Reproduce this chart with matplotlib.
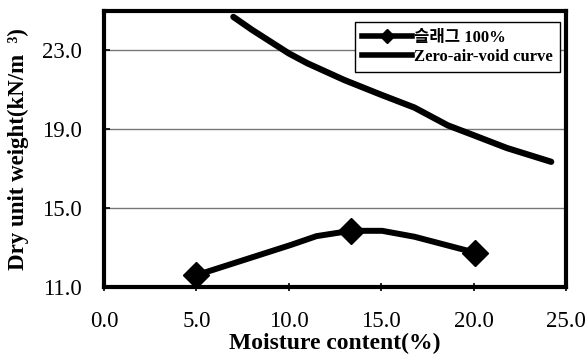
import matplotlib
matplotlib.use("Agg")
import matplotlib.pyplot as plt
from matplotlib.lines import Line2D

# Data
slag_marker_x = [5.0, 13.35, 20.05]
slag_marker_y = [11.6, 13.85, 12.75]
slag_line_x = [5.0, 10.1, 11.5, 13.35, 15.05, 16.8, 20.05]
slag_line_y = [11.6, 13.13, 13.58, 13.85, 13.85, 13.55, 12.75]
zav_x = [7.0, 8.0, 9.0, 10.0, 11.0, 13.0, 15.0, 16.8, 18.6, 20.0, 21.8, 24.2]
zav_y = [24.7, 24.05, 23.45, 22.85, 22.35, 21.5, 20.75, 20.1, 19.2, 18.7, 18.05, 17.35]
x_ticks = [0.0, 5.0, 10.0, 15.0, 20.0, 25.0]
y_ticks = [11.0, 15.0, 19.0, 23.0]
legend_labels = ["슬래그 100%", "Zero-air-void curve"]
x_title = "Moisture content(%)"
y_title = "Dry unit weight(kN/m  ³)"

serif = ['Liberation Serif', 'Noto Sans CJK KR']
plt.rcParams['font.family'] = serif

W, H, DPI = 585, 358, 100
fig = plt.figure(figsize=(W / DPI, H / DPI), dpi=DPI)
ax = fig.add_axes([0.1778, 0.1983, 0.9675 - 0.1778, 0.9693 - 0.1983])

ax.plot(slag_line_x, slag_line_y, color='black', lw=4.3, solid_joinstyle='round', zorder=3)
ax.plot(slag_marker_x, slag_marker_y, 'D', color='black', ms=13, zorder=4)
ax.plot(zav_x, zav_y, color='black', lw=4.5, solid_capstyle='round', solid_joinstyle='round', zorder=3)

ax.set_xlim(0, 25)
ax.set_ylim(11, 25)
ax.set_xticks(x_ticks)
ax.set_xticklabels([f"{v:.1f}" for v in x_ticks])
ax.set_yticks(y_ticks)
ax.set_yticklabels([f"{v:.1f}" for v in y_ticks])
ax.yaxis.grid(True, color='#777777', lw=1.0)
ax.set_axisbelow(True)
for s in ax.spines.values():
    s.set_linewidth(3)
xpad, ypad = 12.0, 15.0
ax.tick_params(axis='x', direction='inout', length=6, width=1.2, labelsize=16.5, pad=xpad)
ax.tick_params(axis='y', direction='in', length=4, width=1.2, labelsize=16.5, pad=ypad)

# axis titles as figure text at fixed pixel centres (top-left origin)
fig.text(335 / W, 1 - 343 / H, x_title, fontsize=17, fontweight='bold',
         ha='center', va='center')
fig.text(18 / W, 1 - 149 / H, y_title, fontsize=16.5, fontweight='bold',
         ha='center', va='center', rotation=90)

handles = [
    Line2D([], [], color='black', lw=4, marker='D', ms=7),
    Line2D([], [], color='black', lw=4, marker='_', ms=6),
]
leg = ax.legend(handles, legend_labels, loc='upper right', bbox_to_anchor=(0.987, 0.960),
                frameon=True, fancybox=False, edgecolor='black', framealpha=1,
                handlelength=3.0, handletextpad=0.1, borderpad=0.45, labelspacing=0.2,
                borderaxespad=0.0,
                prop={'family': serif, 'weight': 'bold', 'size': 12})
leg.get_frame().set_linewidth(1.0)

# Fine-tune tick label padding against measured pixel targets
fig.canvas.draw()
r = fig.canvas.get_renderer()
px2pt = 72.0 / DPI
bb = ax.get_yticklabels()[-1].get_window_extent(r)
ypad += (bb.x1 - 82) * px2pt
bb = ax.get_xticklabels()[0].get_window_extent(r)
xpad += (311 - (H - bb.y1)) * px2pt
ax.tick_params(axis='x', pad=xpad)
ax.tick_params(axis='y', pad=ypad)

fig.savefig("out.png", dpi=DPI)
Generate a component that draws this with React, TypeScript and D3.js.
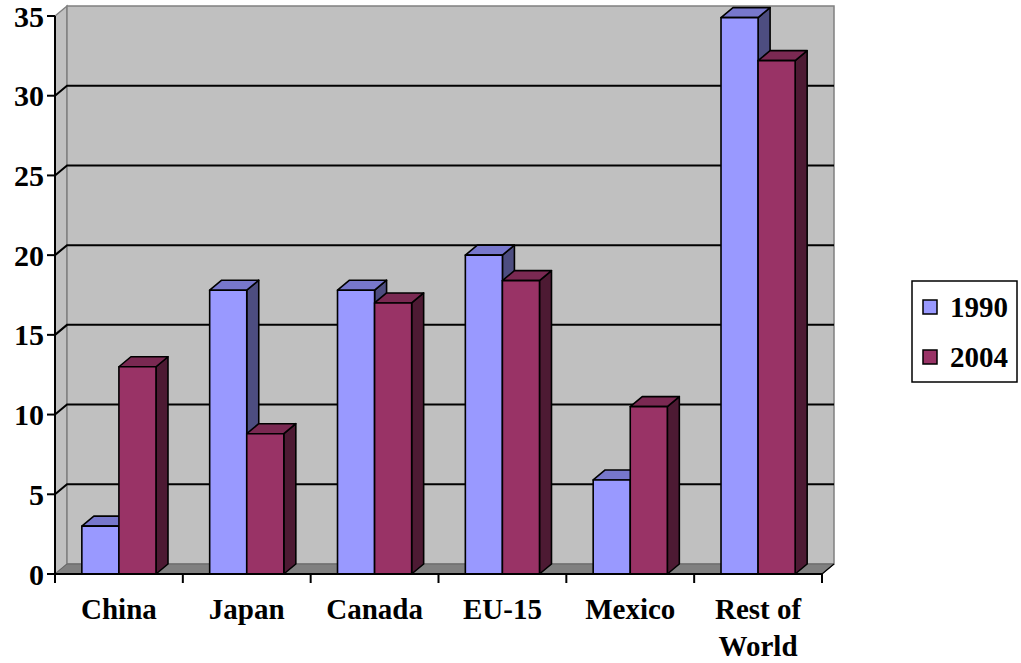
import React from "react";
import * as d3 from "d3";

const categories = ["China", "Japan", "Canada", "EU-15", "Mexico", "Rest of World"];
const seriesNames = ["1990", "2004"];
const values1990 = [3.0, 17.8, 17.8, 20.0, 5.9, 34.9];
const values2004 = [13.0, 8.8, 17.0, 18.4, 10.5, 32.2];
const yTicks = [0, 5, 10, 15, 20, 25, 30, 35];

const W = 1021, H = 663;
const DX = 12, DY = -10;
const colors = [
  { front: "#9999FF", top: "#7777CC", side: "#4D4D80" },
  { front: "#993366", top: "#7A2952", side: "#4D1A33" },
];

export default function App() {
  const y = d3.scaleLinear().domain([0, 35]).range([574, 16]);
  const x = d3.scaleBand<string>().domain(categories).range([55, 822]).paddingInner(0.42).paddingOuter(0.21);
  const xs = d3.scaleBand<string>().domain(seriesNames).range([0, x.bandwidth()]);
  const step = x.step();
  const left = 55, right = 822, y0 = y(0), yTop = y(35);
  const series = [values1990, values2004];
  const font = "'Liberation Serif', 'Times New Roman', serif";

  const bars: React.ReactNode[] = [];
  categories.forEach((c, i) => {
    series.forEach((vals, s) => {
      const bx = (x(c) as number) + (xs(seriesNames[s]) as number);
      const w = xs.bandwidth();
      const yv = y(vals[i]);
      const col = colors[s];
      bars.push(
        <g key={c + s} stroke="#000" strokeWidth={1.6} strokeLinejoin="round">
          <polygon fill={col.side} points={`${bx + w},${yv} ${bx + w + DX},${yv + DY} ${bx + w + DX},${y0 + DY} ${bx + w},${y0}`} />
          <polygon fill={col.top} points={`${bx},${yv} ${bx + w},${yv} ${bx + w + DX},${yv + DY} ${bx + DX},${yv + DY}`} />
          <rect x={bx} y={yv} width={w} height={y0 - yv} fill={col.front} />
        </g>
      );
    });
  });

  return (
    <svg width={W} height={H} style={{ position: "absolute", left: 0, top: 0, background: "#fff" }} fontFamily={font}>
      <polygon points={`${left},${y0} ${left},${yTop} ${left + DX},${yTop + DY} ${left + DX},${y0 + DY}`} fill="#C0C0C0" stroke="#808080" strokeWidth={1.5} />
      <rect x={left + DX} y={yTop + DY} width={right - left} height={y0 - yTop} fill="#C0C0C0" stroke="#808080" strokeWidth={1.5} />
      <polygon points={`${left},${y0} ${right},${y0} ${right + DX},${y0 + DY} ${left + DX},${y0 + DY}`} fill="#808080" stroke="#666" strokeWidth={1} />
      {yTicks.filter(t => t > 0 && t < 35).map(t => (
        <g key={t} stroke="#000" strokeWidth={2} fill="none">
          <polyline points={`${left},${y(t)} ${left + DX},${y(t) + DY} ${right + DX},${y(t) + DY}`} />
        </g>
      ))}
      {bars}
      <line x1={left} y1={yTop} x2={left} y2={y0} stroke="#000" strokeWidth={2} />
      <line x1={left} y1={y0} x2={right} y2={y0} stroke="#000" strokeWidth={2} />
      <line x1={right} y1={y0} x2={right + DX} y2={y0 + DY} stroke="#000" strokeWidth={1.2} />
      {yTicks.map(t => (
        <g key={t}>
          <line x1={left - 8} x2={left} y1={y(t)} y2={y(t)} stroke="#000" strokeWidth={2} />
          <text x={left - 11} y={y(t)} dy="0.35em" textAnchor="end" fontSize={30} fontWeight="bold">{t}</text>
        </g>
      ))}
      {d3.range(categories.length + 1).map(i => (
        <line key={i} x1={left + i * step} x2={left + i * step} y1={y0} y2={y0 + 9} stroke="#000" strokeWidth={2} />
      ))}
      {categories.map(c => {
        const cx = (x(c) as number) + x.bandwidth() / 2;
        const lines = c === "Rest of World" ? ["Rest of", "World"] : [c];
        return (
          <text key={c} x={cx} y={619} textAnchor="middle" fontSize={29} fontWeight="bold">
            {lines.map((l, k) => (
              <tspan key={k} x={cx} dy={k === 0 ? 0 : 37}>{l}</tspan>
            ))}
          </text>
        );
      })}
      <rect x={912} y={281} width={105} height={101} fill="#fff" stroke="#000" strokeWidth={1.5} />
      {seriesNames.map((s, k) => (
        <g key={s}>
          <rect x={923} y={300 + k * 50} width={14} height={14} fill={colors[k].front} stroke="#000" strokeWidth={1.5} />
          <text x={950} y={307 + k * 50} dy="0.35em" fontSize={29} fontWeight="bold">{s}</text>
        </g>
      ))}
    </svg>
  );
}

▬▬▬

* _Problem statement_: Omit all pictures, and reproduce exactly the lines from the one holding "Generate a component" through the one holding "const yTicks = [0, 5, 10, 15, 20, 25, 30, 35];", both included.

* _Answer in full_:
Generate a component that draws this with React, TypeScript and D3.js.
import React from "react";
import * as d3 from "d3";

const categories = ["China", "Japan", "Canada", "EU-15", "Mexico", "Rest of World"];
const seriesNames = ["1990", "2004"];
const values1990 = [3.0, 17.8, 17.8, 20.0, 5.9, 34.9];
const values2004 = [13.0, 8.8, 17.0, 18.4, 10.5, 32.2];
const yTicks = [0, 5, 10, 15, 20, 25, 30, 35];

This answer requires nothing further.